DO sit down to eat at busy food stalls, not deserted one: the food will probably be better there and the atmosphere certainly will be!
DO go during local meal times (around 11h30 – 13h00 for lunch, no later than 20h00 for dinner):there are not many refrigerators on the street and Vietnam is a tropical country, so if you prefer fresh food, eat early!
DON’T wait to be served: looking at what others are eating and point out something that looks tasty or have a peek in to the cooking pots and choose from there.
DO learn the Vietnamese words for No monosodium glutamate, just say “Không mỳ chính” with a smile when you order, and I fit is already added, the chef may leave out…
DON’T forget to give your bowl and chopsticks a good wipe with the paper napkins provided, like everyone else around you: a Vietnamese doctor friend declares it probable affords little or no protection from possible contamination but it is essential for the street credibility.

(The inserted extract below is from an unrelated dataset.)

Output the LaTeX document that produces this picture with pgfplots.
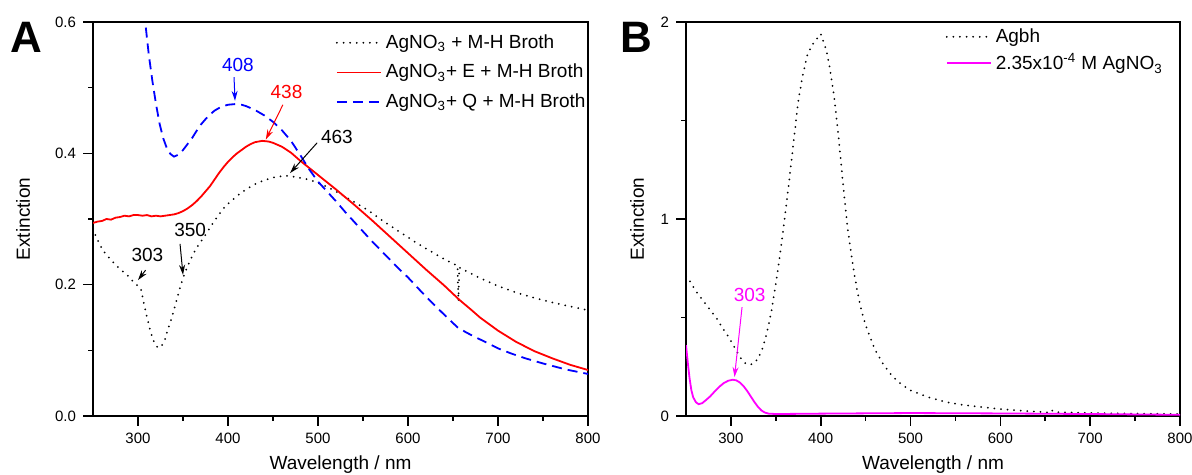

DON’T panic about hygiene – if you choose sensibly, your meal will not only be very cheap but also very delicious. Safest of all are the vast array of filling soups and rice gruels. Deep-fried or boiled meat and vegetables are also a good bet.
DO use your judgment: for example, ice is usually made from the purified water but if you are outside the bigger towns or it’s the rainy season, better not risk it. If you have a delicate stomach, avoid herbs and raw vegetable and eat only fruit that has been peeled. In fact, this latest point applies anywhere if you are worried about consuming pesticide, as they are showered over fruit in terrifying and uncontrolled quantities in Vietnam.
DO drink bia hoi. It is a safe, local choice and will help ease down almost anything.
DON’T stare at the pavement under your table, it might spoil your appetite, as this is the natural repository for any garbage or inedible bits left by previous customers.